3. The "Stabilized Compass" Trick (Robust Attention Normalization)

The robot uses a mechanism called "Attention" to decide which parts of the molecule to look at. It's like a spotlight.

  • The Problem: When you shrink the numbers, the "spotlight" can get glitchy. Sometimes it shines too bright on a tiny detail, or too dim on a huge one, causing the robot to focus on the wrong thing.
  • The New Trick: They added a rule that forces the "spotlight" to only care about the angle of the input, not the brightness. It's like saying, "Don't look at how loud the sound is, just look at where the sound is coming from." This keeps the robot's focus steady even when the numbers are rough.

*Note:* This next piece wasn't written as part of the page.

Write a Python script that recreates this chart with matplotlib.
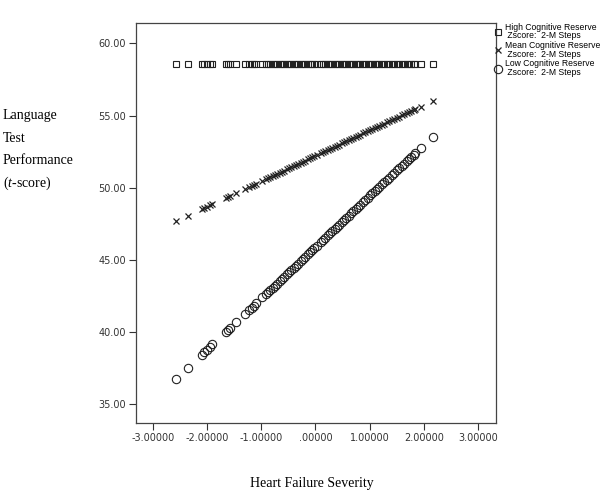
import matplotlib
matplotlib.use("Agg")
import matplotlib.pyplot as plt

# heart failure severity (x) for every case
severity = [-2.58, -2.36, -2.10, -2.05, -2.01, -1.95, -1.90, -1.65, -1.61, -1.57,
            -1.47, -1.30, -1.22, -1.18, -1.14, -1.10, -0.98,
            -0.92, -0.88, -0.84, -0.79, -0.75, -0.71, -0.66, -0.62, -0.58, -0.53,
            -0.49, -0.45, -0.40, -0.36, -0.32, -0.27, -0.23, -0.19, -0.14, -0.10,
            -0.06, -0.02, 0.02, 0.10, 0.14, 0.18, 0.23, 0.27, 0.31, 0.36,
            0.40, 0.44, 0.49, 0.53, 0.57, 0.62, 0.66, 0.70, 0.75, 0.79,
            0.83, 0.88, 0.92, 0.96, 1.01, 1.05, 1.09, 1.14, 1.18, 1.23,
            1.27, 1.32, 1.36, 1.41, 1.45, 1.50, 1.54, 1.59, 1.63, 1.68,
            1.72, 1.77, 1.81, 1.84, 1.94, 2.16]

high_cr = [58.56] * len(severity)

mean_cr = [47.67, 48.06, 48.51, 48.60, 48.67, 48.78, 48.87, 49.31, 49.38, 49.45,
           49.62, 49.92, 50.06, 50.13, 50.20, 50.27, 50.49,
           50.59, 50.66, 50.73, 50.82, 50.89, 50.96, 51.05, 51.12, 51.19, 51.28,
           51.35, 51.42, 51.51, 51.58, 51.65, 51.73, 51.81, 51.88, 51.96, 52.03,
           52.10, 52.17, 52.25, 52.39, 52.46, 52.53, 52.61, 52.69, 52.76, 52.84,
           52.91, 52.98, 53.07, 53.14, 53.21, 53.30, 53.37, 53.44, 53.53, 53.60,
           53.67, 53.76, 53.83, 53.90, 53.99, 54.06, 54.13, 54.22, 54.29, 54.37,
           54.45, 54.53, 54.60, 54.69, 54.76, 54.85, 54.92, 55.01, 55.08, 55.17,
           55.24, 55.33, 55.40, 55.45, 55.62, 56.01]

low_cr = [36.71, 37.49, 38.42, 38.59, 38.73, 38.95, 39.13, 40.01, 40.15, 40.30,
          40.65, 41.26, 41.54, 41.68, 41.82, 41.97, 42.39,
          42.60, 42.75, 42.89, 43.07, 43.21, 43.35, 43.53, 43.67, 43.81, 43.99,
          44.13, 44.27, 44.45, 44.59, 44.73, 44.91, 45.05, 45.20, 45.37, 45.52,
          45.66, 45.80, 45.94, 46.23, 46.37, 46.51, 46.69, 46.83, 46.97, 47.15,
          47.29, 47.43, 47.61, 47.75, 47.89, 48.07, 48.21, 48.36, 48.53, 48.67,
          48.82, 48.99, 49.14, 49.28, 49.46, 49.60, 49.74, 49.92, 50.06, 50.24,
          50.38, 50.56, 50.70, 50.88, 51.02, 51.20, 51.34, 51.51, 51.66, 51.83,
          51.98, 52.15, 52.30, 52.40, 52.76, 53.54]

labels = ["High Cognitive Reserve\n Zscore:  2-M Steps",
          "Mean Cognitive Reserve\n Zscore:  2-M Steps",
          "Low Cognitive Reserve\n Zscore:  2-M Steps"]

x_ticks = [-3, -2, -1, 0, 1, 2, 3]
y_ticks = [35, 40, 45, 50, 55, 60]

plt.rcParams['mathtext.fontset'] = 'custom'
plt.rcParams['mathtext.rm'] = 'Liberation Serif'
plt.rcParams['mathtext.it'] = 'Liberation Serif:italic'

fig = plt.figure(figsize=(6, 4.95), dpi=100)
ax = fig.add_axes([0.2267, 0.1455, 0.6, 0.808])

ink = '#222222'
h1, = ax.plot(severity, high_cr, ls='none', marker='s', ms=5.0, mfc='none',
              mec=ink, mew=0.8)
h2, = ax.plot(severity, mean_cr, ls='none', marker='x', ms=4.0,
              mec=ink, mew=0.9)
h3, = ax.plot(severity, low_cr, ls='none', marker='o', ms=6.0, mfc='none',
              mec=ink, mew=0.8)

ax.set_xlim(-3.31, 3.33)
ax.set_ylim(33.68, 61.42)
ax.set_xticks(x_ticks)
ax.set_yticks(y_ticks)
ax.set_xticklabels(["-3.00000", "-2.00000", "-1.00000", ".00000",
                    "1.00000", "2.00000", "3.00000"])
ax.set_yticklabels(["%.2f" % v for v in y_ticks])
ax.tick_params(labelsize=7, colors='#333333', length=5, width=0.8, pad=2)
for s in ax.spines.values():
    s.set_color('#444444')
    s.set_linewidth(0.9)

fig.text(312 / 600, 1 - 484 / 495, "Heart Failure Severity", ha='center',
         va='center', family='Liberation Serif', fontsize=10)
ylabel_lines = ["Language", "Test", "Performance", "($\\mathit{t}$-score)"]
for i, line in enumerate(ylabel_lines):
    fig.text(3 / 600, 1 - (119 + 22.7 * i) / 495, line, ha='left',
             va='baseline', family='Liberation Serif', fontsize=10)

leg = fig.legend([h1, h2, h3], labels, loc='upper left',
                 bbox_to_anchor=(0.818, 0.962), frameon=False, borderpad=0,
                 handlelength=0.7, handletextpad=0.4, labelspacing=0.1,
                 prop={'family': 'Liberation Sans', 'size': 6.2})
for t in leg.get_texts():
    t.set_linespacing(0.9)

fig.savefig("out.png", dpi=100)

The Results: A Pocket-Sized Super-Brain

After applying these three tricks, the results were amazing:

  1. Speed: The robot became 2.4 to 2.7 times faster. It can now predict molecular properties almost instantly.
  2. Size: The model became 4 times smaller. It fits on devices that previously couldn't handle it.
  3. Accuracy: Despite being "shrunk," it is almost as accurate as the giant supercomputer version. It predicts energy and forces with nearly the same precision.
  4. Physics: Crucially, it still obeys the laws of physics. If you rotate the molecule, the robot's answer rotates perfectly.

Why This Matters

Think of this as taking a Formula 1 race car (the original model) and turning it into a reliable, high-speed electric scooter (the new model).

  • The race car is fast and powerful but needs a huge garage and a team of mechanics.
  • The scooter is smaller, cheaper, and can be ridden anywhere, but thanks to these new engineering tricks, it still handles corners (physics) just as well as the race car.

Real-world impact: This means scientists could eventually carry a device in their pocket that analyzes chemical samples in real-time, or doctors could use small sensors to monitor drug interactions instantly, without needing a massive server farm in the background. It brings high-end chemistry to the edge of the network.